I published these News Releases on the Other Sheep website (as articles), on the Other Sheep Blog (as News Releases), and sent out an Other Sheep eNews (as News Releases) to our readership. As News Releases, the notices included our names as contact persons with our mobile numbers in India.

In Tamil Nadu, where we spoke by invitation to the president and three faculty members of a small theological school, we were told by the receptionist of a second institution in the same town where we left our News Releases (and other material) for the Bishop, that he had just seen the News Release on the Internet that morning.

Without saying so, I thought he had to be mistaken. But when I gave it some thought, it was possible. In fact, just two days earlier, a long-standing religious leader of a recognized conservative Christian institution in Kerala, having seen the News Release over the Internet, phoned us at our hotel. He told us how he came to see the News Release, that the News Release was being circulated within conservative Christian circles in Kerala, and that he wanted to help us in some capacity in the distribution of the Malayalam book on the Bible, sexual minorities and inclusion. He would do so subversively and undercover.

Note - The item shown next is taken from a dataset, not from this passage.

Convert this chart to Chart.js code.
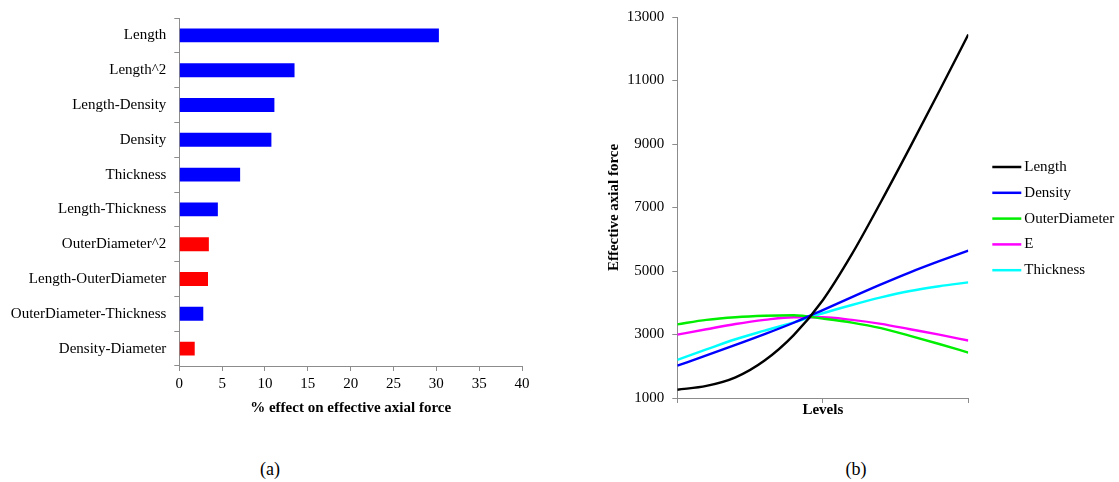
<!DOCTYPE html>
<html>
<head>
<meta charset="utf-8">
<script src="https://cdn.jsdelivr.net/npm/chart.js@4.4.1/dist/chart.umd.min.js"></script>
<style>
  body { margin: 0; width: 1119px; height: 482px; background: #fff; position: relative; overflow: hidden; font-family: "Liberation Serif", "Times New Roman", serif; }
  .box { position: absolute; top: 0; height: 430px; }
  #boxA { left: 0; width: 560px; }
  #boxB { left: 560px; width: 559px; }
  .caption { position: absolute; font-size: 18px; transform: translate(-50%, -50%); }
</style>
</head>
<body>
<div class="box" id="boxA"><canvas id="effectChart"></canvas></div>
<div class="box" id="boxB"><canvas id="levelChart"></canvas></div>
<div class="caption" style="left:270px; top:469px">(a)</div>
<div class="caption" style="left:856px; top:469px">(b)</div>
<script>
// (a) factor effects
const effectLabels = ['Length', 'Length^2', 'Length-Density', 'Density', 'Thickness', 'Length-Thickness',
  'OuterDiameter^2', 'Length-OuterDiameter', 'OuterDiameter-Thickness', 'Density-Diameter'];
const effectValues = [30.3, 13.45, 11.1, 10.75, 7.1, 4.5, 3.45, 3.35, 2.8, 1.8];
const effectSign = [1, 1, 1, 1, 1, 1, -1, -1, 1, -1]; // -1 = drawn red

// (b) effective axial force over the factor levels
const levels = [-1, -0.8, -0.6, -0.4, -0.2, 0, 0.2, 0.4, 0.6, 0.8, 1];
const lengthForce = [1260, 1380, 1650, 2180, 2980, 4080, 5530, 7180, 8900, 10660, 12450];
const densityForce = [2018, 2340, 2670, 3010, 3370, 3770, 4180, 4580, 4960, 5310, 5645];
const diameterForce = [3320, 3460, 3545, 3590, 3605, 3500, 3375, 3200, 2955, 2700, 2430];
const eForce = [2995, 3165, 3330, 3460, 3545, 3545, 3460, 3335, 3165, 2995, 2810];
const thicknessForce = [2200, 2530, 2850, 3120, 3380, 3670, 3930, 4170, 4370, 4520, 4640];
const forceTicks = [1000, 3000, 5000, 7000, 9000, 11000, 13000];

const AXIS_GREY = '#8c8c8c';
const FONT = 'Liberation Serif';

Chart.defaults.font.family = FONT;
Chart.defaults.font.size = 15;
Chart.defaults.color = '#000';
Chart.defaults.animation = false;

// Bar chart (a)
new Chart(document.getElementById('effectChart'), {
    type: 'bar',
    data: {
        labels: effectLabels,
        datasets: [{
            data: effectValues,
            backgroundColor: effectSign.map(s => s < 0 ? '#ff0000' : '#0000ff'),
            barPercentage: 0.4,
            categoryPercentage: 1
        }]
    },
    options: {
        indexAxis: 'y',
        responsive: true,
        maintainAspectRatio: false,
        layout: { padding: { top: 18, right: 38, bottom: 13, left: 0 } },
        plugins: { legend: { display: false }, tooltip: { enabled: false } },
        scales: {
            x: {
                min: 0, max: 40,
                ticks: { stepSize: 5, padding: 4 },
                grid: { drawOnChartArea: false, color: AXIS_GREY, tickLength: 5 },
                border: { color: AXIS_GREY },
                title: { display: true, text: '% effect on effective axial force', font: { weight: 'bold' }, padding: 0 },
                afterFit: s => { s.height = 51; }
            },
            y: {
                ticks: { padding: 8 },
                grid: { drawOnChartArea: false, color: AXIS_GREY, tickLength: 5 },
                border: { color: AXIS_GREY },
                afterFit: s => { s.width = 179.3; }
            }
        }
    }
});

// Legend drawn beside the plot, line sample + label
const lineLegend = {
    id: 'lineLegend',
    afterDraw(chart) {
        const ctx = chart.ctx;
        const x = chart.chartArea.right + 24;
        chart.data.datasets.forEach((ds, i) => {
            const y = 167 + i * 25.8;
            ctx.save();
            ctx.strokeStyle = ds.borderColor;
            ctx.lineWidth = 2.5;
            ctx.beginPath();
            ctx.moveTo(x, y);
            ctx.lineTo(x + 29, y);
            ctx.stroke();
            ctx.fillStyle = '#000';
            ctx.font = '15px "' + FONT + '"';
            ctx.textBaseline = 'middle';
            ctx.fillText(ds.label, x + 32, y);
            ctx.restore();
        });
    }
};

function series(label, values, color) {
    return {
        label: label,
        data: levels.map((lv, i) => ({ x: lv, y: values[i] })),
        borderColor: color,
        borderWidth: 2.4,
        pointRadius: 0,
        cubicInterpolationMode: 'monotone',
        fill: false
    };
}

// Line chart (b)
new Chart(document.getElementById('levelChart'), {
    type: 'line',
    data: {
        datasets: [
            series('Length', lengthForce, '#000000'),
            series('Density', densityForce, '#0000ff'),
            series('OuterDiameter', diameterForce, '#00ee00'),
            series('E', eForce, '#ff00ff'),
            series('Thickness', thicknessForce, '#00ffff')
        ]
    },
    plugins: [lineLegend],
    options: {
        responsive: true,
        maintainAspectRatio: false,
        layout: { padding: { top: 17, right: 150.7, bottom: 11, left: 45 } },
        plugins: { legend: { display: false }, tooltip: { enabled: false } },
        scales: {
            x: {
                type: 'linear',
                min: -1, max: 1,
                ticks: { stepSize: 1, callback: () => '' },
                grid: { drawOnChartArea: false, color: AXIS_GREY, tickLength: 5 },
                border: { color: AXIS_GREY },
                title: { display: true, text: 'Levels', font: { weight: 'bold' }, padding: 0 },
                afterFit: s => { s.height = 21; }
            },
            y: {
                min: forceTicks[0], max: forceTicks[forceTicks.length - 1],
                afterBuildTicks: s => { s.ticks = forceTicks.map(v => ({ value: v })); },
                ticks: { padding: 8, callback: v => String(v) },
                grid: { drawOnChartArea: false, color: AXIS_GREY, tickLength: 5 },
                border: { color: AXIS_GREY },
                title: { display: true, text: 'Effective axial force', font: { weight: 'bold' }, padding: 0 },
                afterFit: s => { s.width = 72.3; }
            }
        }
    }
});
</script>
</body>
</html>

We kept in contact with this individual through texting. He would text us almost daily. He texted us his ideas for distributing the book. He helped us find a translator who translated the News Release into Malayalam. He asked to meet with us in person to discuss ideas on how he could help in the continuation of the distribution of the book throughout Kerala once we left Kerala. Within the days that followed, we did meet in Kerala, spending about four hours together in which he discussed his views on sexual minorities, the conservative theological conditions in Kerala especially as it relates to late 20th century Western influence, and the particulars of getting the Malayalam book into circulation.